Protecting Field-Cut Threads and Joints
Cutting or threading metallic conduit in the field removes the factory zinc coating and exposes bare steel. The NEC requires that where corrosion protection is necessary, field-cut threads must be coated with an approved electrically conductive, corrosion-resistant compound. Zinc-rich paint is the most common choice. UL-listed thread compounds are also available. The key requirement is that the coating must be both corrosion-resistant and electrically conductive, since the conduit often serves as an equipment grounding path.
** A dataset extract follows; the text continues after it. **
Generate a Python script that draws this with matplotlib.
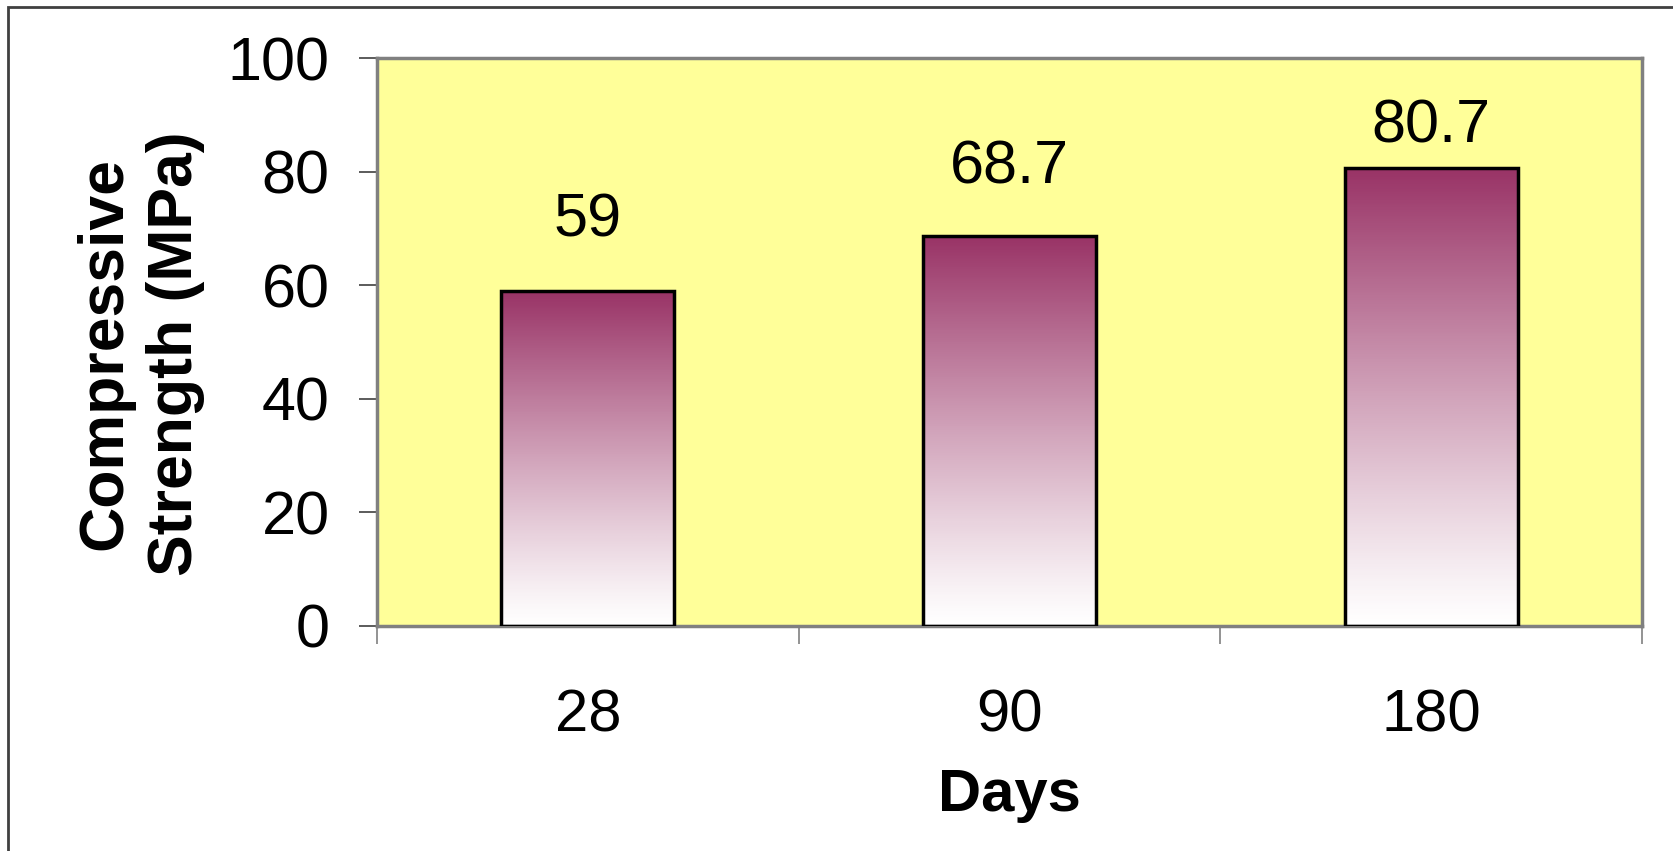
import matplotlib.pyplot as plt
import matplotlib.patches as patches
import numpy as np
from matplotlib.colors import LinearSegmentedColormap

plt.rcParams['font.family'] = ['Liberation Sans', 'DejaVu Sans']

days = ['28', '90', '180']
strength = [59, 68.7, 80.7]
labels = ['59', '68.7', '80.7']
yticks = [0, 20, 40, 60, 80, 100]

# label distance above each bar (points), as placed in the original
label_offsets = [50, 49, 29]

fig = plt.figure(figsize=(16.74, 8.51), dpi=100)
ax = fig.add_axes([0.2252, 0.2644, 0.7558, 0.6674])
ax.set_facecolor('#FFFF99')

# outer chart frame
frame = patches.Rectangle((0.0045, -0.01), 1.2, 1.0015, transform=fig.transFigure,
                          fill=False, edgecolor='#404040', linewidth=2, zorder=0)
fig.patches.append(frame)

cmap = LinearSegmentedColormap.from_list('plum', ['#FFFFFF', '#993366'])
grad = np.linspace(0, 1, 256).reshape(-1, 1) ** 1.15
width = 0.41
x = np.arange(len(days))
for xi, h in zip(x, strength):
    ax.imshow(grad, extent=[xi - width / 2, xi + width / 2, 0, h], origin='lower',
              cmap=cmap, vmin=0, vmax=1, aspect='auto', zorder=2)
bars = ax.bar(x, strength, width=width, facecolor='none', edgecolor='black',
              linewidth=2.5, zorder=3)

for xi, h, lab, off in zip(x, strength, labels, label_offsets):
    ax.annotate(lab, (xi, h), xytext=(0, off), textcoords='offset points',
                ha='center', va='center', fontsize=44)

ax.set_xlim(-0.5, len(days) - 0.5)
ax.set_ylim(0, 100)
ax.set_yticks(yticks)
ax.set_yticklabels([str(t) for t in yticks], fontsize=44)
ax.set_xticks(x)
ax.set_xticklabels(days, fontsize=43)
ax.set_xticks(np.arange(len(days) + 1) - 0.5, minor=True)
ax.tick_params(axis='x', which='major', length=0, pad=45)
ax.tick_params(axis='x', which='minor', length=13, width=1.2, color='#808080')
ax.tick_params(axis='y', length=13, width=1.2, color='#404040', pad=21)

for s in ax.spines.values():
    s.set_color('#808080')
    s.set_linewidth(2.5)

ax.set_xlabel('Days', fontsize=43, fontweight='bold', labelpad=18)
ax.set_ylabel('Compressive\nStrength (MPa)', fontsize=45, fontweight='bold',
              linespacing=1.25)
ax.yaxis.set_label_coords(-0.136, 0.48)

plt.savefig('out.png', dpi=100)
Apply the compound to every cut thread before assembly. This takes seconds per joint but prevents the slow corrosion that eventually seizes fittings and breaks the grounding path. For PVC conduit, use the manufacturer’s specified solvent cement at every joint and allow adequate cure time before the concrete pour buries the connection permanently.
Before and During the Pour
Pull a mandrel or test ball through every conduit run before concrete is placed. Once the pour is complete, a crushed or blocked conduit is effectively unreachable. Cap all open ends with manufactured conduit caps or duct tape to keep wet concrete from entering during placement. Even a small amount of concrete inside a conduit can harden and make future wire pulls impossible.
During the pour, have someone watching the conduit layout as concrete is placed and vibrated. Internal vibrators can shift conduit that isn’t securely tied, and the weight of wet concrete (about 150 pounds per cubic foot) can float lighter PVC runs upward if they’re not anchored. Secure PVC to the lower rebar mat at intervals of no more than 4 to 5 feet, with additional ties at every bend and coupling.
Mark conduit locations on the formwork or take detailed photographs with measurements before the pour covers everything. Future trades will need to know exactly where those runs are to avoid drilling into them, and you’ll need to locate stub-ups accurately after the slab is finished.